EXERCISE TASK:
Print the lines of the listing below verbatim from its first line through the line bearing "const bw = 14.4, gap = 4;". Any pictures are to be omitted.

*** RECORD EXCERPTS

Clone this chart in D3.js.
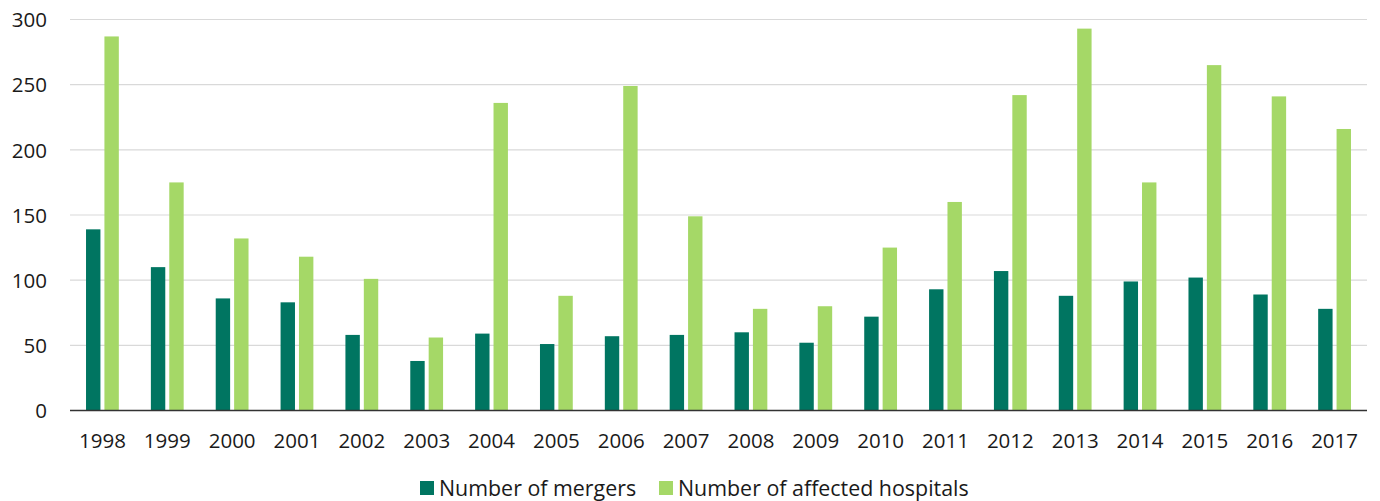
<!DOCTYPE html>
<html><head><meta charset="utf-8">
<script src="https://cdn.jsdelivr.net/npm/d3@7"></script>
<style>body{margin:0;background:#fff}svg{display:block}text{font-family:"Open Sans",sans-serif;fill:#1a1a1a}</style>
</head><body><svg id="c" width="1380" height="501"></svg>
<script>
const years = ["1998","1999","2000","2001","2002","2003","2004","2005","2006","2007","2008","2009","2010","2011","2012","2013","2014","2015","2016","2017"];
const mergers = [139,110,86,83,58,38,59,51,57,58,60,52,72,93,107,88,99,102,89,78];
const hospitals = [287,175,132,118,101,56,236,88,249,149,78,80,125,160,242,293,175,265,241,216];
const seriesNames = ["Number of mergers","Number of affected hospitals"];
const yTicks = [0,50,100,150,200,250,300];

(function(){
const colors = ["#007561","#a5d867"];
const svg = d3.select("#c");
const pL = 70, pR = 1367, pT = 19.5, pB = 410.5;
const x = d3.scaleBand().domain(years).range([pL,pR]).paddingInner(0).paddingOuter(0);
const y = d3.scaleLinear().domain([0,300]).range([pB,pT]);
const bw = 14.4, gap = 4;

svg.append("g").selectAll("line").data(yTicks.filter(d=>d>0)).join("line")
  .attr("x1",pL).attr("x2",pR).attr("y1",d=>y(d)).attr("y2",d=>y(d))
  .attr("stroke","#d9d9d9").attr("stroke-width",1.2);

const yAxis = d3.axisLeft(y).tickValues(yTicks).tickSize(0).tickPadding(0);
const ga = svg.append("g").attr("transform","translate(47,0)").call(yAxis);
ga.select(".domain").remove();
ga.selectAll("text").attr("font-size","20.5px").attr("font-family","Open Sans").attr("fill","#1a1a1a").attr("dy","0.35em");

const series = [mergers, hospitals];
series.forEach((vals,si)=>{
  svg.append("g").selectAll("rect").data(vals).join("rect")
    .attr("x",(d,i)=>x(years[i]) + x.bandwidth()/2 - bw - gap/2 + si*(bw+gap))
    .attr("width",bw)
    .attr("y",d=>y(d)).attr("height",d=>pB-y(d))
    .attr("fill",colors[si]);
});

svg.append("line").attr("x1",pL).attr("x2",pR).attr("y1",pB).attr("y2",pB)
  .attr("stroke","#333").attr("stroke-width",1.5);

const xAxis = d3.axisBottom(x).tickSize(0).tickPadding(0);
const gx = svg.append("g").attr("transform",`translate(0,${pB})`).call(xAxis);
gx.select(".domain").remove();
gx.selectAll("text").attr("font-size","20.5px").attr("font-family","Open Sans").attr("fill","#1a1a1a").attr("dy",0).attr("y",37);

const leg = svg.append("g");
const legX = [420, 659];
seriesNames.forEach((n,i)=>{
  leg.append("rect").attr("x",legX[i]).attr("y",481).attr("width",14).attr("height",14).attr("fill",colors[i]);
  leg.append("text").attr("x",legX[i]+19).attr("y",496).attr("font-size","21.4px").text(n);
});
})();
</script></body></html>
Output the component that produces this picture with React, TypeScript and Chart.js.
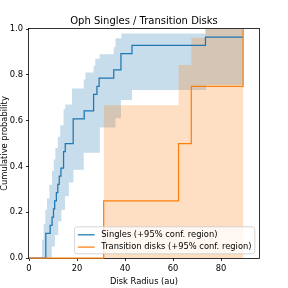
import React, { useEffect, useRef } from "react";
import { Chart, registerables } from "chart.js";

Chart.register(...registerables);

const TITLE = "Oph Singles / Transition Disks";
const X_LABEL = "Disk Radius (au)";
const Y_LABEL = "Cumulative probability";
const SINGLES_LABEL = "Singles (+95% conf. region)";
const TRANS_LABEL = "Transition disks (+95% conf. region)";

const X_TICKS = [0, 20, 40, 60, 80];
const Y_TICKS = [0, 0.2, 0.4, 0.6, 0.8, 1.0];
const X_MIN = 0;
const X_MAX = 95.8;

// Singles: empirical CDF (radius where the step occurs, value after the step)
const singlesR = [0, 7.0, 8.8, 9.6, 10.2, 10.7, 11.4, 12.0, 12.6, 13.3, 14.4, 15.1, 18.4, 23.0, 26.9, 28.3, 29.2, 35.3, 38.3, 42.9, 73.5, 89.2];
const singlesCdf = [0, 0.107, 0.143, 0.179, 0.214, 0.25, 0.286, 0.321, 0.357, 0.393, 0.464, 0.5, 0.607, 0.643, 0.714, 0.75, 0.786, 0.821, 0.893, 0.929, 0.964, 0.964];

// Singles 95% region
const singlesUpR = [5.4, 6.1, 6.8, 7.5, 8.5, 9.6, 10.3, 11.0, 12.0, 13.0, 14.4, 15.1, 17.9, 22.8, 23.5, 26.9, 27.6, 29.4, 35.3, 36.0, 38.5, 73.5, 89.3];
const singlesUp = [0.08, 0.15, 0.21, 0.26, 0.32, 0.38, 0.43, 0.48, 0.53, 0.58, 0.65, 0.67, 0.74, 0.78, 0.81, 0.84, 0.87, 0.89, 0.92, 0.96, 0.98, 1.0, 1.0];
const singlesLoR = [5.4, 9.5, 10.8, 12.2, 13.5, 15.0, 16.6, 18.5, 22.8, 29.5, 36.0, 38.3, 42.9, 73.8, 89.3];
const singlesLo = [0, 0.05, 0.1, 0.16, 0.21, 0.27, 0.33, 0.385, 0.46, 0.57, 0.61, 0.69, 0.734, 0.756, 0.756];

// Transition disks: empirical CDF
const transR = [0, 31.1, 62.3, 67.6, 89.2];
const transCdf = [0, 0.25, 0.5, 0.75, 1.0];

// Transition disks 95% region
const transUpR = [31.1, 62.3, 67.6, 73.5, 89.3];
const transUp = [0.667, 0.843, 0.962, 1.0, 1.0];
const transLoR = [31.1, 89.3];
const transLo = [0, 0];

const BLUE = "#1f77b4";
const ORANGE = "#ff7f0e";
const BLUE_FILL = "rgba(31,119,180,0.25)";
const ORANGE_FILL = "rgba(255,127,14,0.25)";
const FONT = "'DejaVu Sans', sans-serif";
const FS = 8.33;

function stepAt(xs: number[], ys: number[], x: number) {
  let v = ys[0];
  for (let i = 0; i < xs.length; i++) if (xs[i] <= x + 1e-9) v = ys[i];
  return v;
}

function band(upX: number[], upY: number[], loX: number[], loY: number[]) {
  const xs = Array.from(new Set([...upX, ...loX])).sort((a, b) => a - b);
  return {
    upper: xs.map((x) => ({ x, y: stepAt(upX, upY, x) })),
    lower: xs.map((x) => ({ x, y: stepAt(loX, loY, x) })),
  };
}

function pts(xs: number[], ys: number[]) {
  return xs.map((x, i) => ({ x, y: ys[i] }));
}

const decor = {
  id: "decor",
  beforeDatasetsDraw(chart: any) {
    const { ctx, chartArea: a } = chart;
    ctx.save();
    ctx.strokeStyle = "#000";
    ctx.lineWidth = 0.8;
    ctx.strokeRect(a.left - 0.5, a.top - 0.5, a.right - a.left + 1, a.bottom - a.top + 1);
    ctx.restore();
  },
  afterDraw(chart: any) {
    const { ctx, chartArea: a } = chart;
    ctx.save();
    ctx.fillStyle = "#000";
    // title
    ctx.font = `10px ${FONT}`;
    ctx.textAlign = "center";
    ctx.textBaseline = "alphabetic";
    ctx.fillText(TITLE, (a.left + a.right) / 2, a.top - 5);
    // x label
    ctx.font = `${FS}px ${FONT}`;
    ctx.textBaseline = "middle";
    ctx.fillText(X_LABEL, (a.left + a.right) / 2, 282);
    // y label
    ctx.save();
    ctx.translate(5, (a.top + a.bottom) / 2);
    ctx.rotate(-Math.PI / 2);
    ctx.fillText(Y_LABEL, 0, 0);
    ctx.restore();

    // legend
    const items = [
      { label: SINGLES_LABEL, color: BLUE },
      { label: TRANS_LABEL, color: ORANGE },
    ];
    ctx.font = `${FS}px ${FONT}`;
    const tw = Math.max(...items.map((it) => ctx.measureText(it.label).width));
    const right = a.right - 4.2;
    const bottom = a.bottom - 4.2;
    const h = 27;
    const w = 3.3 + 16.7 + 6.7 + tw + 3.3;
    const left = right - w;
    const top = bottom - h;
    ctx.beginPath();
    const r = 2.5;
    ctx.moveTo(left + r, top);
    ctx.lineTo(right - r, top);
    ctx.quadraticCurveTo(right, top, right, top + r);
    ctx.lineTo(right, bottom - r);
    ctx.quadraticCurveTo(right, bottom, right - r, bottom);
    ctx.lineTo(left + r, bottom);
    ctx.quadraticCurveTo(left, bottom, left, bottom - r);
    ctx.lineTo(left, top + r);
    ctx.quadraticCurveTo(left, top, left + r, top);
    ctx.closePath();
    ctx.fillStyle = "rgba(255,255,255,0.8)";
    ctx.fill();
    ctx.strokeStyle = "#cccccc";
    ctx.lineWidth = 0.8;
    ctx.stroke();
    items.forEach((it, i) => {
      const cy = top + 8 + i * 12.3;
      ctx.beginPath();
      ctx.strokeStyle = it.color;
      ctx.lineWidth = 1.25;
      ctx.moveTo(left + 3.3, cy);
      ctx.lineTo(left + 3.3 + 16.7, cy);
      ctx.stroke();
      ctx.fillStyle = "#000";
      ctx.textAlign = "left";
      ctx.textBaseline = "middle";
      ctx.fillText(it.label, left + 3.3 + 16.7 + 6.7, cy);
    });
    ctx.restore();
  },
};

export default function App() {
  const ref = useRef<HTMLCanvasElement | null>(null);
  useEffect(() => {
    if (!ref.current) return;
    const sb = band(singlesUpR, singlesUp, singlesLoR, singlesLo);
    const tb = band(transUpR, transUp, transLoR, transLo);
    const bandDs = (data: any, fill: any, bg: string, order: number) => ({
      data,
      stepped: true,
      borderWidth: 0,
      borderColor: "rgba(0,0,0,0)",
      backgroundColor: bg,
      pointRadius: 0,
      fill,
      order,
      clip: 3,
    });
    const chart = new Chart(ref.current, {
      type: "line",
      data: {
        datasets: [
          bandDs(sb.upper, "+1", BLUE_FILL, 6),
          bandDs(sb.lower, false, BLUE_FILL, 5),
          bandDs(tb.upper, "+1", ORANGE_FILL, 4),
          bandDs(tb.lower, false, ORANGE_FILL, 3),
          {
            label: SINGLES_LABEL,
            data: pts(singlesR, singlesCdf),
            stepped: true,
            borderColor: BLUE,
            borderWidth: 1.25,
            pointRadius: 0,
            fill: false,
            order: 2,
            clip: 3,
          },
          {
            label: TRANS_LABEL,
            data: pts(transR, transCdf),
            stepped: true,
            borderColor: ORANGE,
            borderWidth: 1.25,
            pointRadius: 0,
            fill: false,
            order: 1,
            clip: 3,
          },
        ],
      },
      options: {
        animation: false,
        responsive: false,
        devicePixelRatio: 1,
        layout: { padding: { left: 0, top: 29, right: 29, bottom: 0 } },
        plugins: {
          legend: { display: false },
          title: { display: false },
          tooltip: { enabled: false },
        },
        scales: {
          x: {
            type: "linear",
            min: X_MIN,
            max: X_MAX,
            afterBuildTicks: (s: any) => {
              s.ticks = X_TICKS.map((v) => ({ value: v }));
            },
            afterFit: (s: any) => {
              s.height = 30;
            },
            grid: { drawOnChartArea: false, drawTicks: true, tickLength: 3, color: "#000", lineWidth: 0.8 },
            border: { display: false },
            ticks: {
              padding: 3,
              maxRotation: 0,
              autoSkip: false,
              color: "#000",
              font: { family: FONT, size: FS },
              callback: (v: any) => String(v),
            },
          },
          y: {
            type: "linear",
            min: 0,
            max: 1,
            afterBuildTicks: (s: any) => {
              s.ticks = Y_TICKS.map((v) => ({ value: v }));
            },
            afterFit: (s: any) => {
              s.width = 29;
            },
            grid: { drawOnChartArea: false, drawTicks: true, tickLength: 3, color: "#000", lineWidth: 0.8 },
            border: { display: false },
            ticks: {
              padding: 3,
              autoSkip: false,
              color: "#000",
              font: { family: FONT, size: FS },
              callback: (v: any) => Number(v).toFixed(1),
            },
          },
        },
      },
      plugins: [decor],
    } as any);
    return () => chart.destroy();
  }, []);
  return (
    <div style={{ position: "fixed", left: 0, top: 0, width: 288, height: 288, background: "#fff" }}>
      <canvas ref={ref} width={288} height={288} style={{ display: "block", width: 288, height: 288 }} />
    </div>
  );
}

******

ANSWER TO THE EXERCISE:
Clone this chart in D3.js.
<!DOCTYPE html>
<html><head><meta charset="utf-8">
<script src="https://cdn.jsdelivr.net/npm/d3@7"></script>
<style>body{margin:0;background:#fff}svg{display:block}text{font-family:"Open Sans",sans-serif;fill:#1a1a1a}</style>
</head><body><svg id="c" width="1380" height="501"></svg>
<script>
const years = ["1998","1999","2000","2001","2002","2003","2004","2005","2006","2007","2008","2009","2010","2011","2012","2013","2014","2015","2016","2017"];
const mergers = [139,110,86,83,58,38,59,51,57,58,60,52,72,93,107,88,99,102,89,78];
const hospitals = [287,175,132,118,101,56,236,88,249,149,78,80,125,160,242,293,175,265,241,216];
const seriesNames = ["Number of mergers","Number of affected hospitals"];
const yTicks = [0,50,100,150,200,250,300];

(function(){
const colors = ["#007561","#a5d867"];
const svg = d3.select("#c");
const pL = 70, pR = 1367, pT = 19.5, pB = 410.5;
const x = d3.scaleBand().domain(years).range([pL,pR]).paddingInner(0).paddingOuter(0);
const y = d3.scaleLinear().domain([0,300]).range([pB,pT]);
const bw = 14.4, gap = 4;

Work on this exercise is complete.